My friend Rich is a professional gardener whose love of the land is as rich as the soil. For my vegetable garden this year, he recommended that I plant a new breed of tomato plant all the rave called a Rutgers. Named after the school that developed and patented her, this breed of tomato is known for its heartiness and robust taste.
So after searching what seemed like the world for a select tomato plant invented not too far from the neighborhood, I found four plants at a shore point Home Depot after coming up empty-handed everywhere else.
The plants were not even into the ground and I could not wait to bite into my first ‘mater. Low and behold, between the four plants planted and spaced evenly apart, yellow jackets decided to nest underground. In the spring, my stepson sprayed a can of Raid around the opening but it not only did not touch the cave dwellers it voided the plant's chemical free advertisement.
Soon it looked like an insect airport with the yellow jackets coming in for a landing at the base camp one by one. They had scouts, spies, worker bees, and a couple of hit men perched on the side of the house wary of intruders. The success of the underground hive made a mockery out of my garden’s tilled ground, new mulch, and hankering for fresco tomato gravy.
When my bumper crop of green tomatoes started to disappear, I started to scratch my head. Even my safety dance in between the insect flights to water me ‘maters must have looked silly to the animal watching me.
Not too long into my sleuth invegitative reporting regarding the missing tomatoes, I spotted the thief, a burly groundhog wandering up the hill from the woods. He walked over to my garden as if he had been there before. Hanging upside down on my metal cages, he wrestled green tomatoes from the stalks and ate me ‘maters on my wood deck as I cursed him from behind the patio glass.
When the groundhog decided to burrow right in between plant 2 and plant 3 on a later forage, he discovered what I had worried about all season. The groundhog dug right into the yellow jacket nest and imploded it. I have not seen the groundhog in awhile for reasons I can only nightmarishly imagine but his hole, the bees, and my suddenly growing green tomatoes remain.

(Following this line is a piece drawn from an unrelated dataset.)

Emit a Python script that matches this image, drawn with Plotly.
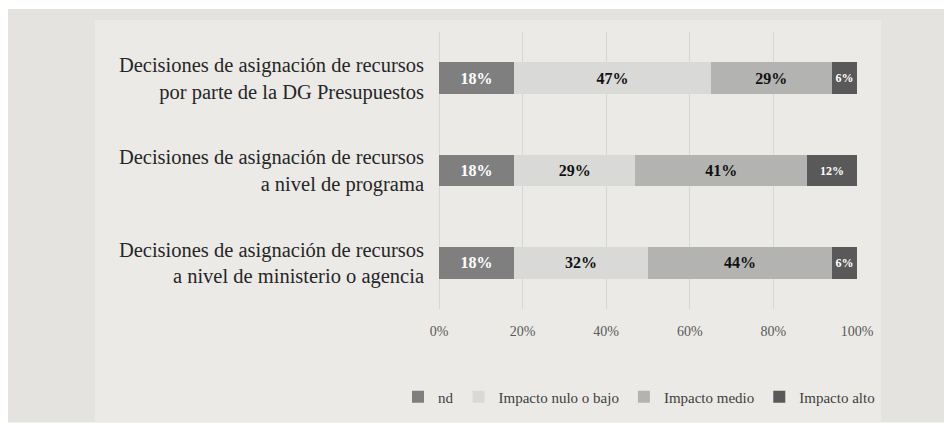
import plotly.graph_objects as go

categories = [
    "Decisiones de asignación de recursos<br>por parte de la DG Presupuestos",
    "Decisiones de asignación de recursos<br>a nivel de programa",
    "Decisiones de asignación de recursos<br>a nivel de ministerio o agencia",
]
series_names = ["nd", "Impacto nulo o bajo", "Impacto medio", "Impacto alto"]
nd = [18, 18, 18]
nulo_bajo = [47, 29, 32]
medio = [29, 41, 44]
alto = [6, 12, 6]
x_ticks = [0, 20, 40, 60, 80, 100]
x_tick_labels = ["0%", "20%", "40%", "60%", "80%", "100%"]

colors = ["#7f7f7f", "#d9d9d8", "#b3b3b1", "#595959"]
text_colors = ["#ffffff", "#111111", "#111111", "#ffffff"]
text_sizes = [16, 16, 16, 12]
FONT = "Liberation Serif"

W, H = 944, 424
L, R, T, B = 439, 857, 32, 310  # plot area in px


def px(x):
    return (x - L) / (R - L)


def py(y):
    return (B - y) / (B - T)


fig = go.Figure()
for name, vals, c, tc, ts in zip(series_names, [nd, nulo_bajo, medio, alto], colors, text_colors, text_sizes):
    fig.add_trace(go.Bar(
        y=categories, x=vals, name=name, orientation="h",
        marker=dict(color=c, line=dict(width=0)),
        text=[f"{v}%" for v in vals], textposition="inside",
        insidetextanchor="middle",
        textfont=dict(family=FONT, size=ts, color=tc, weight="bold"),
        hoverinfo="skip",
    ))

fig.update_layout(
    width=W, height=H,
    barmode="stack", bargap=0.655,
    paper_bgcolor="#ffffff", plot_bgcolor="rgba(0,0,0,0)",
    margin=dict(l=L, r=W - R, t=T, b=H - B, pad=0),
    font=dict(family=FONT, color="#262626"),
    showlegend=True,
    legend=dict(orientation="h", xref="paper", yref="paper",
                x=px(398), xanchor="left", y=py(397), yanchor="middle",
                font=dict(family=FONT, size=15, color="#404040"),
                traceorder="normal", bgcolor="rgba(0,0,0,0)", itemwidth=30),
    shapes=[
        dict(type="rect", xref="paper", yref="paper", x0=px(8), x1=px(944), y0=py(9), y1=py(424),
             fillcolor="#e4e3df", line=dict(width=0), layer="below"),
        dict(type="rect", xref="paper", yref="paper", x0=px(95), x1=px(881), y0=py(20), y1=py(424),
             fillcolor="#ebeae6", line=dict(width=0), layer="below"),
    ],
)
fig.update_xaxes(range=[0, 100], tickvals=x_ticks, ticktext=x_tick_labels,
                 showgrid=True, gridcolor="#d6d6d4", gridwidth=1,
                 zeroline=True, zerolinecolor="#d6d6d4", zerolinewidth=1,
                 showline=False, ticks="", ticklabelstandoff=12,
                 tickfont=dict(family=FONT, size=14, color="#595959"), fixedrange=True)
fig.update_yaxes(autorange="reversed", showgrid=False, zeroline=False, showline=False,
                 ticks="", ticklabelstandoff=14,
                 tickfont=dict(family=FONT, size=20.5, color="#262626"), fixedrange=True)

fig.write_html("out.html", config={"displayModeBar": False},
               post_script="document.body.style.margin='0';document.body.style.overflow='hidden';")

I doubt they had this much trouble in the Rutgers laboratory but it is a jungle out there. Now it is back to me verses the yellow jackets in the race for a later taste of this frigging mater.
Labels: Ripley's, short story
4 Comments:
My advise, by a high powered pellet gun and shot the vermin! BB guns make little noise and I wont tell a soul!
Honk,
I'm just afraid he might own a gun too. lol
It's that time of year when the whole world seems to be festering and seething with creatures named and unnamed.
My backyard at night sounds like the deepest bayou. The grass is alive with baby toads and giant beetles and all manner of creepy crawlies.
Merci,
i tasted my first tomato and it was worth the fight.